Calling experienced jam makers! I recently learned how to make jam in a cooking class and was warned against doubling recipes. I seem to have forgotten the warning yesterday when I made Strawberry Rhubarb Jam. The jam tastes and looks great, but I hope it will keep on the shelf. I used 2 1/2 lbs. of Rhubarb, 3 lbs. of Strawberries, 4 cups of sugar and 1/4 cup of bottled lemon juice. This batch filled 7 1/2 pt. jars. I followed all the sterilizing and processing rules. What do you think?

Sue Pyle


Christina W. October 11, 2010
Did you follow the correct processing time for the recipe and size of jar? If so, you're fine.

Master Canner here (and that's not self dealed! I'm certified by the state of WI to give advice on canning.) Canning is kitchen chemistry at it's finest. It's critical to keep ratios intact for both taste and safety. That being said, jams are the most forgiving of all processed foods.

Looking at the ratios in your recipe, it doesn't look "doubled" to me. That's actually about the average output for a recipe. Maybe you used a "small batch" recipe?

Enjoy your jam and keep making it!
betteirene October 11, 2010
The warning about not doubling jam and jelly recipes is not about food safety--it's about quality and texture and looks. Doubling, even if you measure and time everything exactly twice what ithe recipe calls for, could result in a softer spread and/or dull, drab or caramelized color. It might not happen every time you double, but why spend all that time and money making what you think is strawberry jam but is actually strawberry pancake syrup?

I have a recipe for beet jelly that is such a beautiful garnet it looks like a magazine photo. The recipe was given to me with a specific written and verbal warning against doubling it. I did it anyway. It tasted great and it jelled up nicely, but instead of the jewel-like garnet, the beet jelly looked like beets, kind of earthy and muddy. The only thing my friend Cathy had to say was, "Toldja so."
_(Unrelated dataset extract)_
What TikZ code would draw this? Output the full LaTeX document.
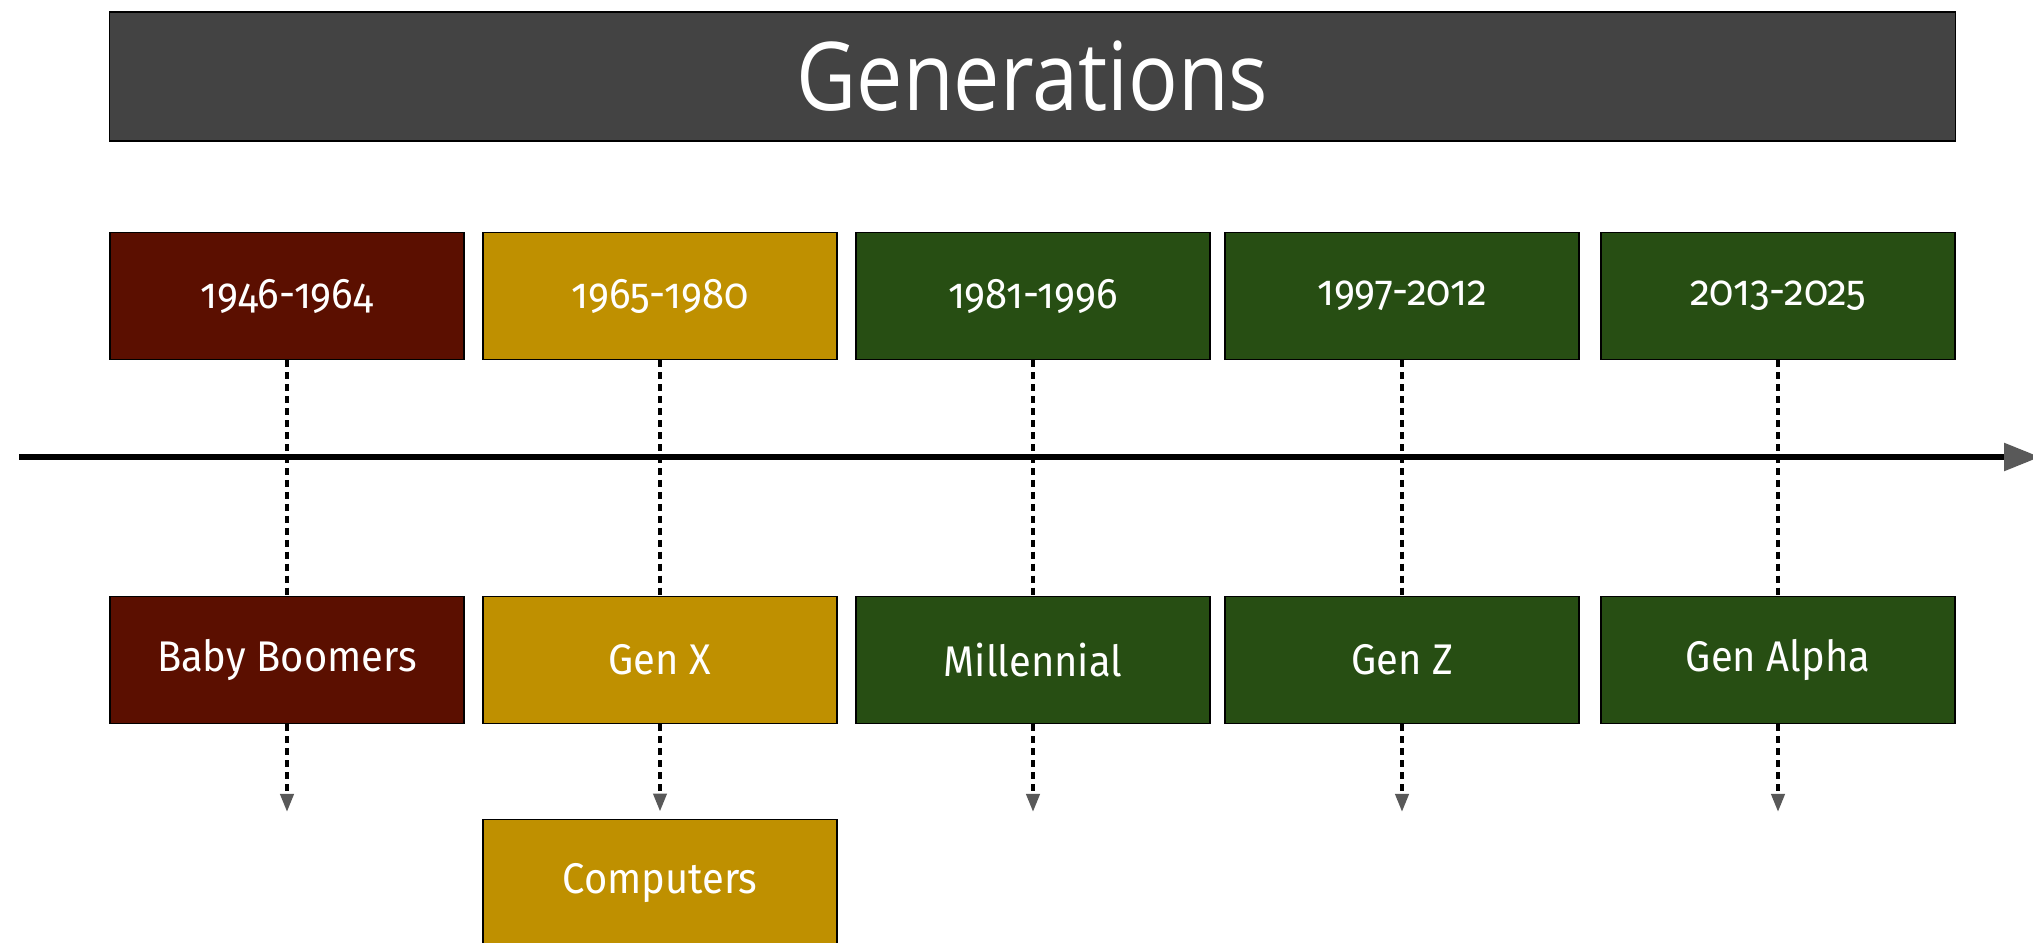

A couple years ago, my oldest son moved into a house that had a lovely, mature tree in the backyard that produced incredibly sweet golden plums with puckery tart skins. He gave me more than a bushel of dead-ripe fruit on a day that I was short on time, so I doubled the plum jelly recipe--twice. It turned out to be like liquid amber, something that was thicker than syrup, like a pourable jelly. So, two days later when I had the time, I dumped everything into a stock pot, washed and sterilized the jars, measured out four cups of the almost-jelly into a pot, added lemon juice and pectin, recooked it, then processed the jars again. I was able to save it, and the plum jelly was really good, sweet and tart at the same time, like a good plum, and it jelled up nicely, so I guess it was worth the extra work. It would have been more worth it if I had done it right the first time.
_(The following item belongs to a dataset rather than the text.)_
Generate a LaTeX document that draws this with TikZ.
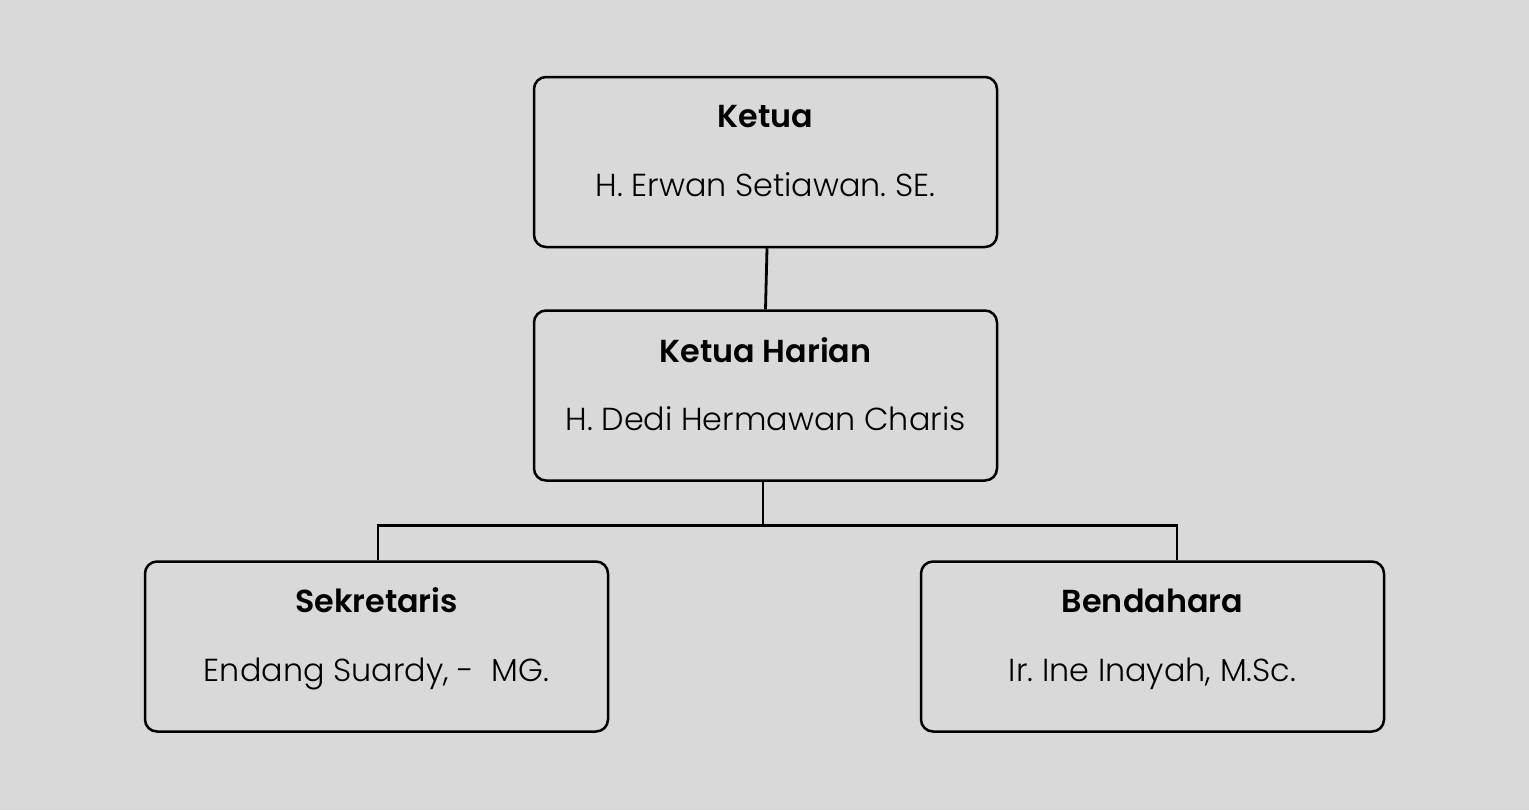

So be assured you won't kill anyone, though you might want to kick yourself.

Jimbo October 10, 2010
I'd say two things. Follow the recipe exactly when you're canning if you plan to store things on the shelf. If you decide to experiment, then refrigerate the jam when you're finished. That way you don't need to worry as much if the acid levels are adequate to store the jam. By the way, there is an incredible book of jam recipes by Christine Ferber. I've made about five of them so far and they are outstanding.